At first, I hated it. This tiny rural town felt like an island. Even more remote than an island, it seemed detached from both space and time. I couldn’t even describe to friends and family back home — “It’s real down here” is the best I could come up with.
Some of the differences from places I’d lived before were trivial. Store hours were rarely followed. You still can’t buy alcohol on Sundays. Camouflage is always appropriate attire, whether you’re going to the dentist or even church. And be careful driving at night — you don’t want to be stranded on a country road in the delta with no towns or streetlights for miles.

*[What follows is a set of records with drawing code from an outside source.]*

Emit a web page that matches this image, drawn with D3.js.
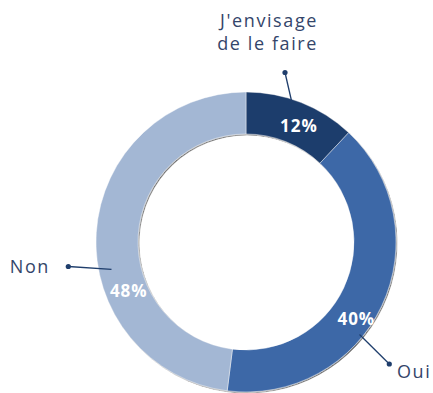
<!DOCTYPE html>
<html>
<head>
<meta charset="utf-8">
<script src="https://cdn.jsdelivr.net/npm/d3@7/dist/d3.min.js"></script>
<style>
  html, body { margin: 0; padding: 0; background: #ffffff; }
  svg { display: block; }
</style>
</head>
<body>
<svg id="chart" width="433" height="393"></svg>
<script>
// Survey answers, in drawing order (clockwise from 12 o'clock)
const categories = ["J'envisage de le faire", "Oui", "Non"];
const values = [12, 40, 48];
const valueLabels = ["12%", "40%", "48%"];
const colors = ["#1f3e6c", "#3d68a7", "#a3b7d4"];

const width = 433, height = 393;
const cx = 246, cy = 242;
const outerR = 150, innerR = 108;

// Placement of the percentage labels (angle in degrees from 12 o'clock, radius)
const pctPlacement = [
  { angle: 24.4, r: 128 },
  { angle: 124.6, r: 134 },
  { angle: 247.4, r: 127 }
];

// Callouts: leader line from the ring to a dot, text next to the dot (offsets from centre)
const callouts = [
  { lines: ["J'envisage", "de le faire"], from: [46, -139], dot: [39, -169.5], text: [72, -215], anchor: "end" },
  { lines: ["Oui"], from: [113.5, 92.5], dot: [143.3, 122], text: [151, 136], anchor: "start" },
  { lines: ["Non"], from: [-134.5, 27.3], dot: [-177.7, 24.5], text: [-196, 31], anchor: "end" }
];

const svg = d3.select("#chart");

const defs = svg.append("defs");
const shadow = defs.append("filter")
  .attr("id", "ringShadow")
  .attr("x", "-10%").attr("y", "-10%")
  .attr("width", "120%").attr("height", "120%");
shadow.append("feDropShadow")
  .attr("dx", 1).attr("dy", 1)
  .attr("stdDeviation", 0.4)
  .attr("flood-color", "#000000")
  .attr("flood-opacity", 0.55);

const pie = d3.pie().sort(null).value(d => d)(values);
const arc = d3.arc().innerRadius(innerR).outerRadius(outerR);

const g = svg.append("g").attr("transform", `translate(${cx},${cy})`);

g.append("g")
  .attr("filter", "url(#ringShadow)")
  .selectAll("path")
  .data(pie)
  .join("path")
  .attr("d", arc)
  .attr("fill", (d, i) => colors[i])
  .attr("stroke", "rgba(255,255,255,0.55)")
  .attr("stroke-width", 0.8);

// Percentage labels inside the ring
g.selectAll("text.pct")
  .data(pie)
  .join("text")
  .attr("class", "pct")
  .attr("x", (d, i) => pctPlacement[i].r * Math.sin(pctPlacement[i].angle * Math.PI / 180))
  .attr("y", (d, i) => -pctPlacement[i].r * Math.cos(pctPlacement[i].angle * Math.PI / 180))
  .attr("text-anchor", "middle")
  .attr("dominant-baseline", "central")
  .attr("font-family", "'Open Sans', sans-serif")
  .attr("font-weight", 700)
  .attr("font-size", 17)
  .attr("letter-spacing", 1)
  .attr("fill", "#ffffff")
  .text((d, i) => valueLabels[i]);

// Callouts for the category names
callouts.forEach(c => {
  g.append("line")
    .attr("x1", c.from[0]).attr("y1", c.from[1])
    .attr("x2", c.dot[0]).attr("y2", c.dot[1])
    .attr("stroke", "#1f3e6c")
    .attr("stroke-width", 1.3);
  g.append("circle")
    .attr("cx", c.dot[0]).attr("cy", c.dot[1])
    .attr("r", 2.6)
    .attr("fill", "#1f3e6c");
  const t = g.append("text")
    .attr("x", c.text[0]).attr("y", c.text[1])
    .attr("text-anchor", c.anchor)
    .attr("font-family", "'Open Sans', sans-serif")
    .attr("font-size", 18)
    .attr("letter-spacing", 1.6)
    .attr("fill", "#34456a");
  c.lines.forEach((line, k) => {
    t.append("tspan")
      .attr("x", c.text[0])
      .attr("dy", k === 0 ? 0 : 23)
      .text(line);
  });
});
</script>
</body>
</html>
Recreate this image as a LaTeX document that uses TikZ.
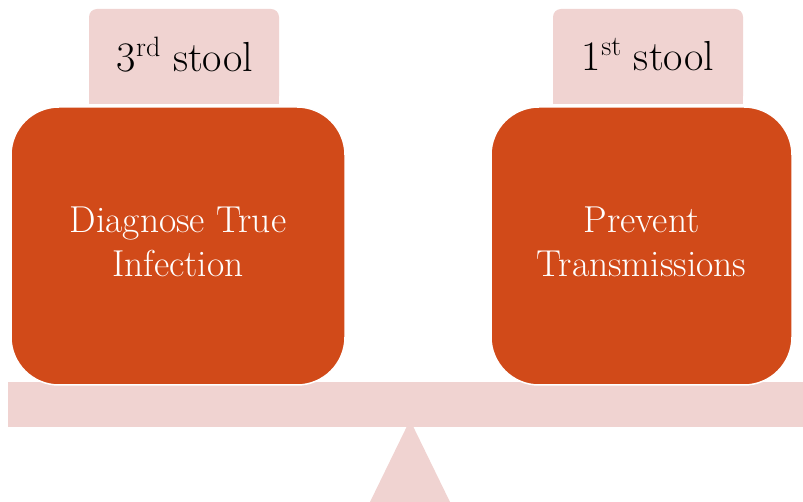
\documentclass[tikz,border=0pt]{standalone}
\definecolor{rust}{HTML}{D14A19}
\definecolor{blush}{HTML}{F0D3D1}
\newcommand{\mysup}[1]{\raisebox{0.36em}{\fontsize{28}{28}\selectfont #1}}
\tikzset{
  stoolbox/.style={fill=blush, rounded corners=8pt, minimum width=190pt, minimum height=95pt, inner sep=0pt},
  stooltext/.style={font=\fontsize{42}{50}\selectfont},
  bigbox/.style={fill=rust, draw=white, line width=1.5pt, rounded corners=48pt, minimum width=334pt, minimum height=278pt, inner sep=0pt, align=center, text=white, font=\fontsize{37.5}{44}\selectfont},
}
\begin{document}
\begin{tikzpicture}[x=1pt,y=-1pt]
\useasboundingbox (0,0) rectangle (803,502);
% fulcrum and beam
\fill[blush] (410,420) -- (450,502) -- (370,502) -- cycle;
\fill[blush] (8,382) rectangle (803,427);
% stool labels
\node[stoolbox] (s3) at (184,56.5) {};
\fill[blush] (s3.west) rectangle (s3.south east);
\node[stooltext] (s3t) at (185,55) {3\mysup{rd} stool};
\node[stoolbox] (s1) at (648,56.5) {};
\fill[blush] (s1.west) rectangle (s1.south east);
\node[stooltext] (s1t) at (648,55) {1\mysup{st} stool};
% weights
\node[bigbox] (diag) at (178,246) {};
\node[bigbox, fill=none, draw=none] (diagt) at (178,242) {Diagnose True\\Infection};
\node[bigbox, minimum width=301pt] (prev) at (641.5,246) {};
\node[bigbox, fill=none, draw=none, minimum width=301pt] (prevt) at (641.5,242) {Prevent\\Transmissions};
\end{tikzpicture}
\end{document}
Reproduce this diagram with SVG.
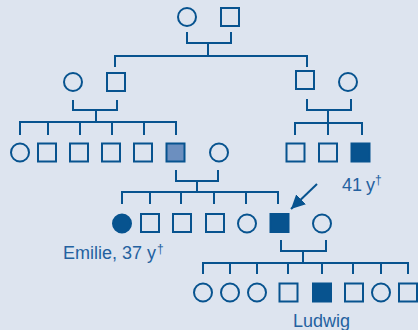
<svg xmlns="http://www.w3.org/2000/svg" width="418" height="330" viewBox="0 0 418 330">
<defs>
<style>
.bg{fill:#dde4ef}
.m{fill:none;stroke:#07538f;stroke-width:2}
.f{fill:#07538f;stroke:#07538f;stroke-width:2}
.g{fill:#6c8fbf;stroke:#07538f;stroke-width:2}
.c{fill:none;stroke:#07538f;stroke-width:2}
.t{font-family:"Liberation Sans",Arial,sans-serif;font-size:18px;fill:#2461a0}
.d{font-size:12px}
</style>
<marker id="ah" markerUnits="userSpaceOnUse" markerWidth="16" markerHeight="16" refX="14" refY="7" orient="auto">
<path d="M0,0 L14,7 L0,14 Z" fill="#07538f"/>
</marker>
</defs>
<rect class="bg" x="0" y="0" width="418" height="330"/>
<g id="connectors">
<path class="c" d="M187,32 V43 H231 V32"/>
<path class="c" d="M208,43 V56 M115,67 V56 H307 V67"/>
<path class="c" d="M73,100 V110 H117 V100"/>
<path class="c" d="M96,110 V122 M20,135 V122 H176 V135 M48,122 V135 M80,122 V135 M112,122 V135 M144,122 V135"/>
<path class="c" d="M307,99 V110 H351 V99"/>
<path class="c" d="M328,110 V135 M295,135 V123 H362 V135"/>
<path class="c" d="M176,170 V181 H218 V170"/>
<path class="c" d="M197,181 V192 M122,204 V192 H278 V204 M150,192 V204 M181,192 V204 M214,192 V204 M246,192 V204"/>
<path class="c" d="M281,240 V251 H326 V240"/>
<path class="c" d="M303,251 V263 M203,274 V263 H408 V274 M230,263 V274 M257,263 V274 M288,263 V274 M322,263 V274 M353,263 V274 M381,263 V274"/>
<path class="c" d="M317,184 L291,209" marker-end="url(#ah)"/>
</g>
<g id="I-1"><circle class="m" cx="187" cy="17" r="9"/></g>
<g id="I-2"><rect class="m" x="221" y="8" width="18" height="18"/></g>
<g id="II-1"><circle class="m" cx="73" cy="82" r="9"/></g>
<g id="II-2"><rect class="m" x="107" y="73" width="18" height="18"/></g>
<g id="II-3"><rect class="m" x="296" y="71" width="18" height="18"/></g>
<g id="II-4"><circle class="m" cx="348" cy="82" r="9"/></g>
<g id="III-1"><circle class="m" cx="20" cy="152.5" r="9"/></g>
<g id="III-2"><rect class="m" x="38" y="143.5" width="18" height="18"/></g>
<g id="III-3"><rect class="m" x="70" y="143.5" width="18" height="18"/></g>
<g id="III-4"><rect class="m" x="102" y="143.5" width="18" height="18"/></g>
<g id="III-5"><rect class="m" x="134" y="143.5" width="18" height="18"/></g>
<g id="III-6"><rect class="g" x="166.5" y="143.5" width="18" height="18"/></g>
<g id="III-7"><circle class="m" cx="219" cy="152.5" r="9"/></g>
<g id="III-8"><rect class="m" x="286.5" y="143.5" width="18" height="18"/></g>
<g id="III-9"><rect class="m" x="319" y="143.5" width="18" height="18"/></g>
<g id="III-10"><rect class="f" x="351.5" y="143.5" width="18" height="18"/>
<text class="t" x="342" y="191" word-spacing="-1">41 y<tspan class="d" dy="-7">†</tspan></text></g>
<g id="IV-1"><circle class="f" cx="122" cy="223.5" r="9"/>
<text class="t" x="63" y="259">Emilie, 37 y<tspan class="d" dx="1" dy="-6">†</tspan></text></g>
<g id="IV-2"><rect class="m" x="141" y="214" width="18" height="18"/></g>
<g id="IV-3"><rect class="m" x="173" y="214" width="18" height="18"/></g>
<g id="IV-4"><rect class="m" x="206" y="214" width="18" height="18"/></g>
<g id="IV-5"><circle class="m" cx="247" cy="223.5" r="9"/></g>
<g id="IV-6"><rect class="f" x="270.5" y="214" width="18" height="18"/></g>
<g id="IV-7"><circle class="m" cx="322" cy="223.5" r="9"/></g>
<g id="V-1"><circle class="m" cx="203" cy="292.5" r="9"/></g>
<g id="V-2"><circle class="m" cx="230" cy="292.5" r="9"/></g>
<g id="V-3"><circle class="m" cx="257" cy="292.5" r="9"/></g>
<g id="V-4"><rect class="m" x="279.5" y="283.5" width="18" height="18"/></g>
<g id="V-5"><rect class="f" x="313" y="283.5" width="18" height="18"/>
<text class="t" x="293" y="327">Ludwig</text></g>
<g id="V-6"><rect class="m" x="345" y="283.5" width="18" height="18"/></g>
<g id="V-7"><circle class="m" cx="381" cy="292.5" r="9"/></g>
<g id="V-8"><rect class="m" x="399" y="283.5" width="18" height="18"/></g>
</svg>
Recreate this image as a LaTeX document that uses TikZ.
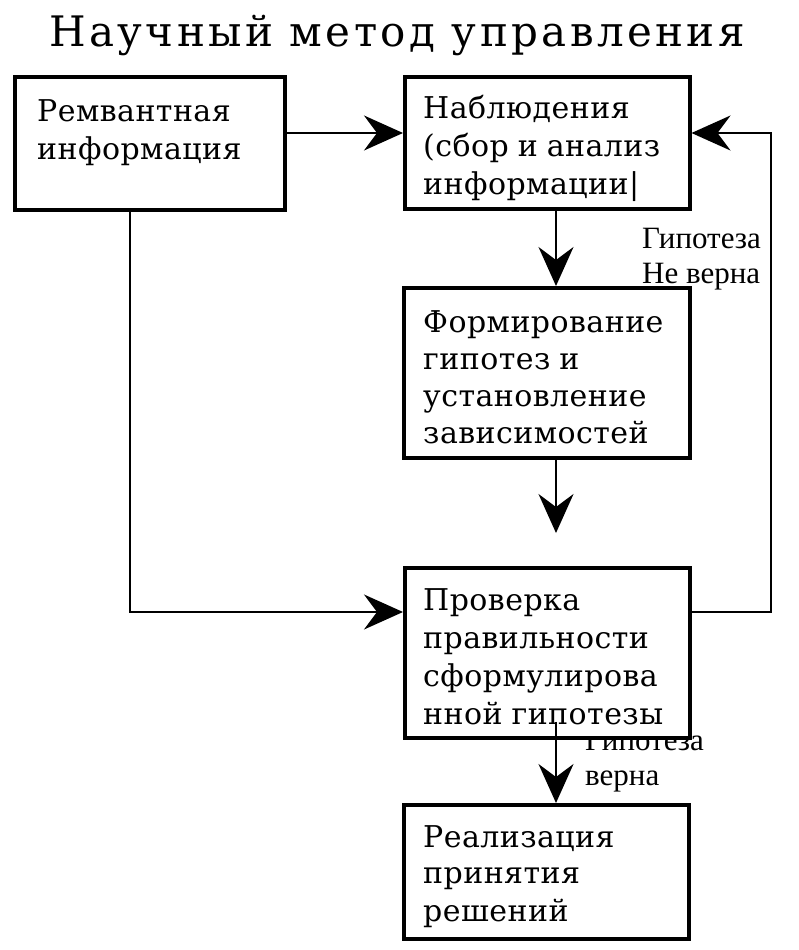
\documentclass[tikz,border=0pt]{standalone}
\usepackage{fontspec}
\setmainfont{Liberation Serif}
\newfontfamily\titlef[LetterSpace=8]{DejaVu Serif}
\newfontfamily\bodyf[WordSpace=0.9,LetterSpace=1.5]{DejaVu Serif}
\usetikzlibrary{arrows.meta,calc}
\newcommand\mytitlefont{\titlef\fontsize{42}{48}\selectfont}
\newcommand\mybodyfont{\bodyf\fontsize{30}{38}\selectfont}
\newcommand\mylblfont{\rmfamily\fontsize{31}{36}\selectfont}
\begin{document}
\begin{tikzpicture}[x=1pt,y=-1pt,
  box/.style={draw, line width=3.5pt, fill=white, inner sep=0pt, anchor=north west},
  txt/.style={font=\mybodyfont, inner sep=0pt, anchor=base west},
  lbl/.style={font=\mylblfont, inner sep=0pt, anchor=base west},
  conn/.style={line width=2pt, -{Stealth[length=39pt, width=35pt, inset=13pt]}}]
\useasboundingbox (0,0) rectangle (798,950);
\fill[white] (0,0) rectangle (798,950);
% title
\node[font=\mytitlefont, inner sep=0pt, anchor=base] (title) at (397,47) {Научный метод управления};
% labels (drawn under the boxes)
\node[lbl] (l1) at (642,248) {\begin{tabular}[t]{@{}l@{}}Гипотеза\\[-1pt]Не верна\end{tabular}};
\node[lbl] (l2) at (585,750) {\begin{tabular}[t]{@{}l@{}}Гипотеза\\[-1pt]верна\end{tabular}};
% boxes
\node[box, minimum width=270pt, minimum height=133pt] (A) at (13,75) {};
\node[box, minimum width=285pt, minimum height=132pt] (B) at (403,75) {};
\node[box, minimum width=286pt, minimum height=170pt] (C) at (402,286) {};
\node[box, minimum width=285pt, minimum height=170pt] (D) at (403,566) {};
\node[box, minimum width=285pt, minimum height=134pt] (E) at (402,803) {};
% texts
\node[txt] (tA) at (37,121) {\begin{tabular}[t]{@{}l@{}}Ремвантная\\информация\end{tabular}};
\node[txt] (tB) at (423,118) {\begin{tabular}[t]{@{}l@{}}Наблюдения\\(сбор и анализ\\информации|\end{tabular}};
\node[txt] (tC) at (423,332) {\begin{tabular}[t]{@{}l@{}}Формирование\\[-1pt]гипотез и\\[-1pt]установление\\[-1pt]зависимостей\end{tabular}};
\node[txt] (tD) at (423,610) {\begin{tabular}[t]{@{}l@{}}Проверка\\правильности\\сформулирова\\нной гипотезы\end{tabular}};
\node[txt] (tE) at (423,847) {\begin{tabular}[t]{@{}l@{}}Реализация\\[-2pt]принятия\\решений\end{tabular}};
% connectors
\coordinate (cdEnd) at ($(D.north west)+(153,-33)$);
\draw[conn] ($(A.north east)+(0,58)$) -- ($(B.north west)+(0,58)$);
\draw[conn] ($(B.south west)+(153,0)$) -- ($(C.north west)+(154,0)$);
\draw[conn] ($(C.south west)+(154,0)$) -- (cdEnd);
\draw[conn] ($(D.south west)+(153,-18)$) -- ($(E.north west)+(154,0)$);
\draw[conn] ($(A.south west)+(117,0)$) |- ($(D.north west)+(0,46)$);
\draw[conn] ($(D.north east)+(0,46)$) -| ($(B.north east)+(79,58)$) -- ($(B.north east)+(0,58)$);
\end{tikzpicture}
\end{document}
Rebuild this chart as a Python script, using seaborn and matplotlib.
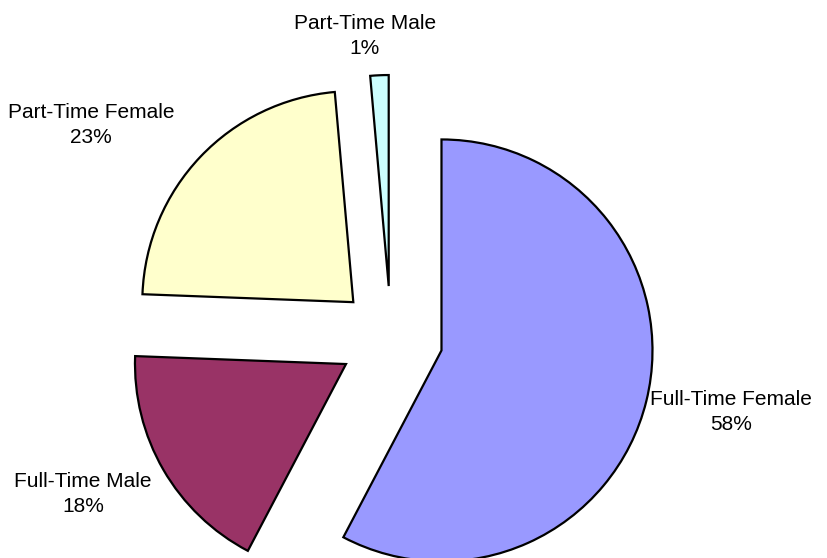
import matplotlib
matplotlib.use("Agg")
import matplotlib.pyplot as plt
import seaborn as sns

# Data (shares in percent)
categories = ["Full-Time Female", "Full-Time Male", "Part-Time Female", "Part-Time Male"]
shares = [57.7, 17.9, 23.0, 1.4]
colors = ["#9999FF", "#993366", "#FFFFCC", "#CCFFFF"]

# Label placement (data units = pixels, pie centre at origin)
label_pos = [(340, -74), (-308, -156), (-300, 213), (-26, 302)]

sns.set_style("white")
plt.rcParams["font.family"] = ["Liberation Sans", "DejaVu Sans"]

fig = plt.figure(figsize=(8.28, 5.58), dpi=100)
ax = fig.add_axes([0, 0, 1, 1])

radius = 211
wedges, _ = ax.pie(
    shares,
    colors=colors,
    radius=radius,
    startangle=90,
    counterclock=False,
    explode=[52] * len(shares),
    wedgeprops=dict(edgecolor="black", linewidth=1.6),
)

total = sum(shares)
for name, val, (x, y) in zip(categories, shares, label_pos):
    ax.text(x, y, f"{name}\n{100 * val / total:.0f}%", ha="center", va="center",
            fontsize=15, linespacing=1.4, color="black")

ax.set_aspect("equal")
ax.set_xlim(-391, 828 - 391)
ax.set_ylim(-(558 - 338), 338)
ax.axis("off")

fig.savefig("out.png", dpi=100)
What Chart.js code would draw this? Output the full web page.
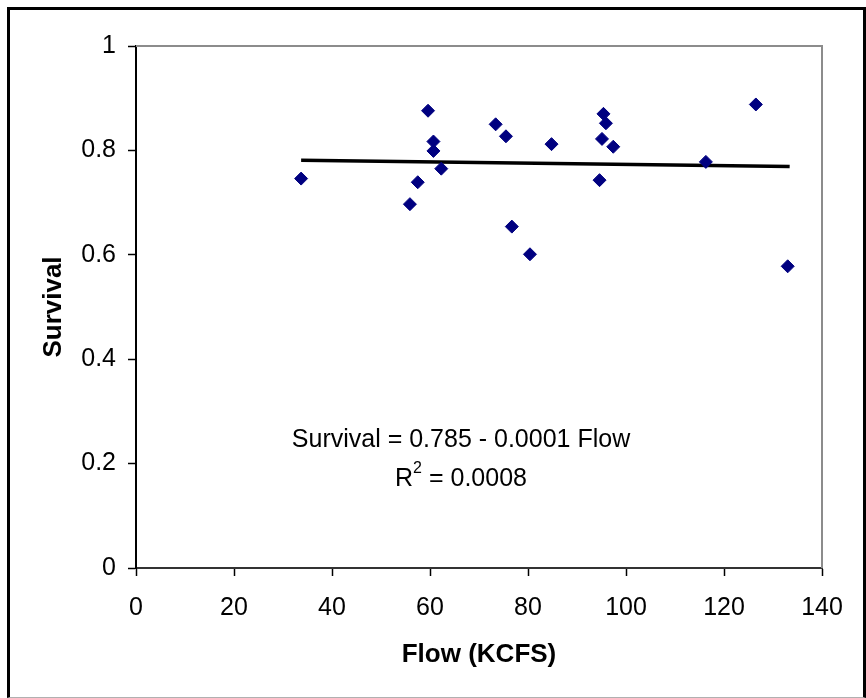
<!DOCTYPE html>
<html>
<head>
<meta charset="utf-8">
<script src="https://cdn.jsdelivr.net/npm/chart.js@4"></script>
<style>
  html, body { margin: 0; padding: 0; background: #fff; }
  #wrap { position: relative; width: 866px; height: 698px; }
  #wrap canvas { position: absolute; left: 0; top: 0; }
  #frame {
    position: absolute; left: 7px; top: 7px; width: 853px; height: 687px;
    border: 3px solid #000; border-bottom: 1px solid #b0b0b0;
    pointer-events: none;
  }
</style>
</head>
<body>
<div id="wrap">
  <canvas id="chart" width="866" height="698"></canvas>
  <div id="frame"></div>
</div>
<script>
// values
const flow = [33.7, 59.6, 60.7, 60.7, 62.3, 57.5, 55.9, 73.4, 75.5, 76.7,
              80.4, 84.8, 95.4, 95.9, 95.1, 97.4, 94.6, 126.5, 116.3, 133.0];
const survival = [0.746, 0.876, 0.817, 0.799, 0.765, 0.739, 0.697, 0.850, 0.827, 0.654,
                  0.601, 0.812, 0.870, 0.852, 0.822, 0.807, 0.743, 0.888, 0.778, 0.578];
const trendFlow = [33.7, 133.4];
const trendSurvival = [0.781, 0.769];
const xTickLabels = ['0', '20', '40', '60', '80', '100', '120', '140'];
const yTickLabels = ['0', '0.2', '0.4', '0.6', '0.8', '1'];
const equationText = 'Survival = 0.785 - 0.0001 Flow';
const r2Value = '0.0008';

const FONT = "'Liberation Sans', Arial, sans-serif";

// grey top/right edge of the plot area + regression label
const plotDecor = {
  id: 'plotDecor',
  afterDatasetsDraw(chart) {
    const {ctx, chartArea: a} = chart;
    ctx.save();
    ctx.strokeStyle = '#8c8c8c';
    ctx.lineWidth = 2;
    ctx.beginPath();
    ctx.moveTo(a.left, a.top);
    ctx.lineTo(a.right, a.top);
    ctx.lineTo(a.right, a.bottom);
    ctx.stroke();

    ctx.fillStyle = '#000';
    ctx.textBaseline = 'middle';
    ctx.textAlign = 'left';
    ctx.font = '25px ' + FONT;
    const cx = 461;
    let w = ctx.measureText(equationText).width;
    ctx.fillText(equationText, cx - w / 2, 440);

    // R² with a raised 2
    const big = '25px ' + FONT, small = '16px ' + FONT;
    const rest = ' = ' + r2Value;
    ctx.font = big;
    const wR = ctx.measureText('R').width;
    const wRest = ctx.measureText(rest).width;
    ctx.font = small;
    const w2 = ctx.measureText('2').width;
    let x = cx - (wR + w2 + wRest) / 2;
    ctx.font = big;
    ctx.fillText('R', x, 479);
    ctx.font = small;
    ctx.fillText('2', x + wR, 469);
    ctx.font = big;
    ctx.fillText(rest, x + wR + w2, 479);
    ctx.restore();
  }
};

const points = flow.map((f, i) => ({x: f, y: survival[i]}));
const trend = trendFlow.map((f, i) => ({x: f, y: trendSurvival[i]}));

new Chart(document.getElementById('chart'), {
  type: 'scatter',
  data: {
    datasets: [{
      label: 'Survival',
      data: points,
      pointStyle: 'rectRot',
      pointRadius: 6.5,
      backgroundColor: '#000080',
      borderColor: '#000080',
      borderWidth: 1,
      order: 1
    }, {
      label: 'Trend',
      type: 'line',
      data: trend,
      borderColor: '#000',
      borderWidth: 3.5,
      pointRadius: 0,
      fill: false,
      order: 2
    }]
  },
  options: {
    responsive: false,
    animation: false,
    layout: { padding: { left: 0, top: 46, right: 44, bottom: 0 } },
    plugins: {
      legend: { display: false },
      tooltip: { enabled: false }
    },
    scales: {
      x: {
        type: 'linear',
        min: 0, max: 140,
        ticks: {
          stepSize: 20,
          color: '#000',
          padding: 17,
          maxRotation: 0,
          font: { family: FONT, size: 25 },
          callback: (v, i) => xTickLabels[i]
        },
        grid: { drawOnChartArea: false, tickLength: 8, tickColor: '#000', tickWidth: 1.5 },
        border: { color: '#333', width: 2 },
        title: {
          display: true,
          text: 'Flow (KCFS)',
          color: '#000',
          font: { family: FONT, size: 26, weight: 'bold' },
          padding: { top: 0, bottom: 28 }
        },
        afterFit: s => { s.height = 130; }
      },
      y: {
        min: 0, max: 1,
        ticks: {
          stepSize: 0.2,
          color: '#000',
          padding: 12,
          font: { family: FONT, size: 25 },
          callback: (v, i) => yTickLabels[i]
        },
        grid: { drawOnChartArea: false, tickLength: 8, tickColor: '#000', tickWidth: 1.5 },
        border: { color: '#000', width: 2 },
        title: {
          display: true,
          text: 'Survival',
          color: '#000',
          font: { family: FONT, size: 26, weight: 'bold' },
          padding: { top: 38, bottom: 0 }
        },
        afterFit: s => { s.width = 136; }
      }
    }
  },
  plugins: [plotDecor]
});
</script>
</body>
</html>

But there was the darker stuff. On my daily commute, I would pass a truck weigh station that flew the state flag. Mississippi is the last state in the country to retain the “Southern cross” on its flag; it defiantly sits in the upper left corner of the banner. At this truck station, the flag hangs just below the American flag, the two symbols inseparable from each other.
Even the cemeteries are segregated. In our town, the Confederate cemetery, which now sits in the corner of a larger cemetery, was meant only for white people. A completely separate plot of land in another part of town, unkempt and underfunded by comparison, was reserved for deceased black people. The cemeteries still operate, and although segregation is no longer enforced, the racist history is literally etched in stone.
Most of the black folks I talk to outside of this region can’t fathom ever living here. I try to tell them that they can’t truly understand the nation or themselves unless they at least make a pilgrimage to the Deep South.
For black people, the South is our homeland away from home. We were divorced from our native soil on the African continent and shipped to agricultural regions of North America; the Deep South is as close as many African Americans will get to their past.
I could have easily left after my two-year commitment — but I didn’t. The people I surrounded myself with and the impact I was making on my students in this small Southern town kept me rooted in place. But it was more than that. In some sense, I chose to live in the Deep South not in spite of its racial past but because of it. The racial wounds are apparent here, and they help me see this nation for what it truly is.